* BEGIN Supplied material *
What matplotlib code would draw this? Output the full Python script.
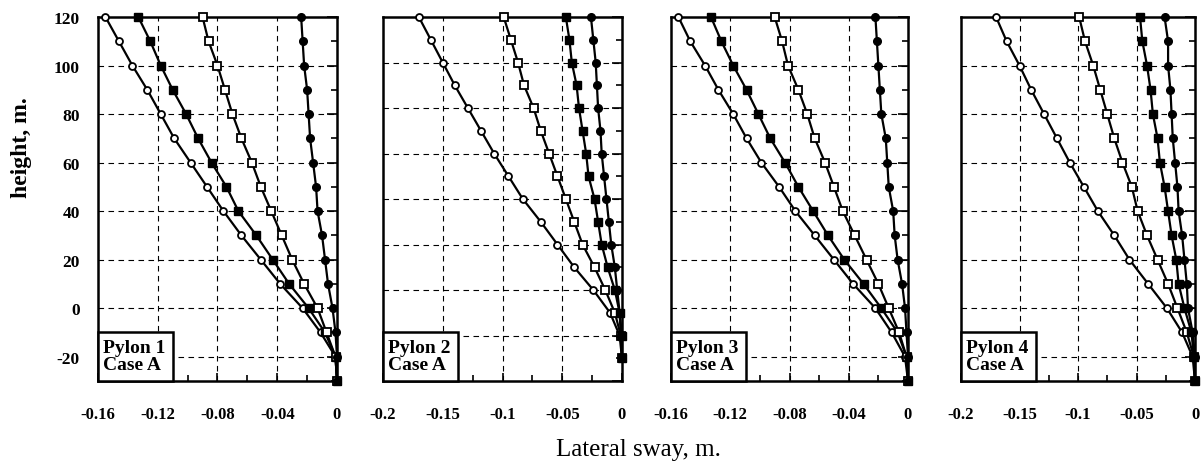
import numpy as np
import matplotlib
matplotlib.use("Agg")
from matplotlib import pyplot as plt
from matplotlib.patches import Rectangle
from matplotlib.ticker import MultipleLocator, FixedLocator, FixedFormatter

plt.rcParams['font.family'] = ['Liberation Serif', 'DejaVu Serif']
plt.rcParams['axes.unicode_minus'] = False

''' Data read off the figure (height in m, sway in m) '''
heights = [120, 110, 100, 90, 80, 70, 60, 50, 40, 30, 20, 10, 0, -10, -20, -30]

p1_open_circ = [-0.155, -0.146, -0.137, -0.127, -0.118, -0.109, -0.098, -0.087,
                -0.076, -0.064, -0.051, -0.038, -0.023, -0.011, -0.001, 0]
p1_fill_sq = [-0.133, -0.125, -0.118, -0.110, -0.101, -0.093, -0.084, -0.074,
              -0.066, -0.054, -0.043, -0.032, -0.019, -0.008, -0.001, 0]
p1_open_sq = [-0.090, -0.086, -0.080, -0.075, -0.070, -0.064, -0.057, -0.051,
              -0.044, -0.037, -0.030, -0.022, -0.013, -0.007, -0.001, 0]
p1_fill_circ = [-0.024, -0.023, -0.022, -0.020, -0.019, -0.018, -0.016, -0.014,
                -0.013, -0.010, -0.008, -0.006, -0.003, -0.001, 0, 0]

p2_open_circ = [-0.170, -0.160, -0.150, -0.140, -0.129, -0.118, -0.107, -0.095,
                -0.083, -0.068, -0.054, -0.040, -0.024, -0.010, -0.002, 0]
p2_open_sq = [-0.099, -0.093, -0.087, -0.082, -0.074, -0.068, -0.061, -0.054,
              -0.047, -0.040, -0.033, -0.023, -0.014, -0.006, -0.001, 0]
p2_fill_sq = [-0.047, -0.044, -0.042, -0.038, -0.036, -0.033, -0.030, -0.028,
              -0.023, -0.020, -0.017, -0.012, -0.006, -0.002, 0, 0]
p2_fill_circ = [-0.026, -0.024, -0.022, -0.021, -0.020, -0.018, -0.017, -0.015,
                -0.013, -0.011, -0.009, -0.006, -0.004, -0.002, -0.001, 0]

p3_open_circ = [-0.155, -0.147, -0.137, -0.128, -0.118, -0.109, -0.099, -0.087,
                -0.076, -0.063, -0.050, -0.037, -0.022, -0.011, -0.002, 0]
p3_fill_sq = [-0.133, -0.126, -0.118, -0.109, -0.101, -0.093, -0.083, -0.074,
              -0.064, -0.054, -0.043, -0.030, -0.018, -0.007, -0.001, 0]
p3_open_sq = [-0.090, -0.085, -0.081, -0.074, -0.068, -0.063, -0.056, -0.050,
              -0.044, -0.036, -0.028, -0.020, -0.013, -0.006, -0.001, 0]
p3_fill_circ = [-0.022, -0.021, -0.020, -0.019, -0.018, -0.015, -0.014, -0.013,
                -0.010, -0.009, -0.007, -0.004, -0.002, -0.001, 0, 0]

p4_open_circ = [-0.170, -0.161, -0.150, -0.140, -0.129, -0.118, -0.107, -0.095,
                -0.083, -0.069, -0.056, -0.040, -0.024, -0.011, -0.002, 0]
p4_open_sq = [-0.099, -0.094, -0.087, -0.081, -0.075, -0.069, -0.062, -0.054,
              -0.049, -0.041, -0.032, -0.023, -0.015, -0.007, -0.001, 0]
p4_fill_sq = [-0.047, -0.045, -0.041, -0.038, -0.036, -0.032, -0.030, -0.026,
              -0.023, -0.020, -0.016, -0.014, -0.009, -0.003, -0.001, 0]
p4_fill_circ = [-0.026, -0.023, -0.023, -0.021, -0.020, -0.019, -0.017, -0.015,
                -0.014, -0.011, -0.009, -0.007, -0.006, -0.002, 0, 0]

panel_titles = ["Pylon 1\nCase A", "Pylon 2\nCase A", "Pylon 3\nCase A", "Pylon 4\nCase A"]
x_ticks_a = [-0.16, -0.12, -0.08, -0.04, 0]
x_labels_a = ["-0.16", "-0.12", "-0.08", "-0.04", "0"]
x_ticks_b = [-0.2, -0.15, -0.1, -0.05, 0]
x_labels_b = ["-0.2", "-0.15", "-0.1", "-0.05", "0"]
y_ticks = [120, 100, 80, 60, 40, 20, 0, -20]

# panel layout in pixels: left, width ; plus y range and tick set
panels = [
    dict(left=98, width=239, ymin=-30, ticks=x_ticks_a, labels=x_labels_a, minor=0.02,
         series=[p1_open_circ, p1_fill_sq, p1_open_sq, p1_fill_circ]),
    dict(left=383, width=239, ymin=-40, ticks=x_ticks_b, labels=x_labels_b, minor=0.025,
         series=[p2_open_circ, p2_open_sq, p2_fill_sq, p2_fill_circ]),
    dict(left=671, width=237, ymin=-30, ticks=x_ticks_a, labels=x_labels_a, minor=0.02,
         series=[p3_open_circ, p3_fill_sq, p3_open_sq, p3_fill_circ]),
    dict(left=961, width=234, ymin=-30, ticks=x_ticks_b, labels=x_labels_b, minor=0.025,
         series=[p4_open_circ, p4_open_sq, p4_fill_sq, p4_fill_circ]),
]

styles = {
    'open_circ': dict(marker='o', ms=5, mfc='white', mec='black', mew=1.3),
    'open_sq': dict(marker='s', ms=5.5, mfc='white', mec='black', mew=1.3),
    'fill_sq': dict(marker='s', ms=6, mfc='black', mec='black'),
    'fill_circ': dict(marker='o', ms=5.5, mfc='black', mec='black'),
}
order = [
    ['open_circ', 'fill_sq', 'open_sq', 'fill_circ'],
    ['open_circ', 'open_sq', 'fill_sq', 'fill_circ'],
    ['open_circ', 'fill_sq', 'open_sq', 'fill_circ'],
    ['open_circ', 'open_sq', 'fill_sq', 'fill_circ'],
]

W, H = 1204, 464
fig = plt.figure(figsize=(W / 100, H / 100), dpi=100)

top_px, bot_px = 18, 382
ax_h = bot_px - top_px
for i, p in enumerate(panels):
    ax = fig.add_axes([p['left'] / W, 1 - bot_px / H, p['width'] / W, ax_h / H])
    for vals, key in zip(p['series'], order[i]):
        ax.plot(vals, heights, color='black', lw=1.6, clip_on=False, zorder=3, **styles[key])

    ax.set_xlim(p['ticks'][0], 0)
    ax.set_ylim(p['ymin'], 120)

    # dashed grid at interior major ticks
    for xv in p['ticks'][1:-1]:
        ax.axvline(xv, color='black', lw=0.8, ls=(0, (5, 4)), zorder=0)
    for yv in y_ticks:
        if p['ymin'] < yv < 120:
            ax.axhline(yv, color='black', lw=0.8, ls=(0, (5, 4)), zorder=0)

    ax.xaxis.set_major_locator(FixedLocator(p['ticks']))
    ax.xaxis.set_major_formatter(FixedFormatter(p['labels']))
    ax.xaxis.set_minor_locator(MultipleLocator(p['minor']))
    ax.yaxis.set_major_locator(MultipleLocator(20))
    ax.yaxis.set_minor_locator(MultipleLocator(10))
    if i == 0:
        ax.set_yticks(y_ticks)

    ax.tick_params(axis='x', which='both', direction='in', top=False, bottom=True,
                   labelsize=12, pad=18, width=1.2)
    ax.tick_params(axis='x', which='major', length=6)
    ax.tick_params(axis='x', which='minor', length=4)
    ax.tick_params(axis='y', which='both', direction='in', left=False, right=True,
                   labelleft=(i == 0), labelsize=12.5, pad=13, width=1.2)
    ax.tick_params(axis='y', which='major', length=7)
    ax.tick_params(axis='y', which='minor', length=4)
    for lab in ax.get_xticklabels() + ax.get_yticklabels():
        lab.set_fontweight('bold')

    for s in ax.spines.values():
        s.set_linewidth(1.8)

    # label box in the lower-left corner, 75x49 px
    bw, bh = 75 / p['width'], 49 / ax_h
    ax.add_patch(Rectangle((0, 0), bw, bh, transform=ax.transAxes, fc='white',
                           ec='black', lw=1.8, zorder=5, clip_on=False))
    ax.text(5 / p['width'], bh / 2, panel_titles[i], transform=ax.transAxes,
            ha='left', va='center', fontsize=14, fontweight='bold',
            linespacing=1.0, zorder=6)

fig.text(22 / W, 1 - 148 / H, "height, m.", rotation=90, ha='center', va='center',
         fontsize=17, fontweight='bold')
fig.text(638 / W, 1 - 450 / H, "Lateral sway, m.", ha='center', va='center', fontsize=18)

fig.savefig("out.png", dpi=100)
* END Supplied material *
**What the task requires:** Which lines include the word "matplotlib"? Copy every one of them.

**Response below:**
What matplotlib code would draw this? Output the full Python script.
import matplotlib
matplotlib.use("Agg")
from matplotlib import pyplot as plt
from matplotlib.patches import Rectangle
from matplotlib.ticker import MultipleLocator, FixedLocator, FixedFormatter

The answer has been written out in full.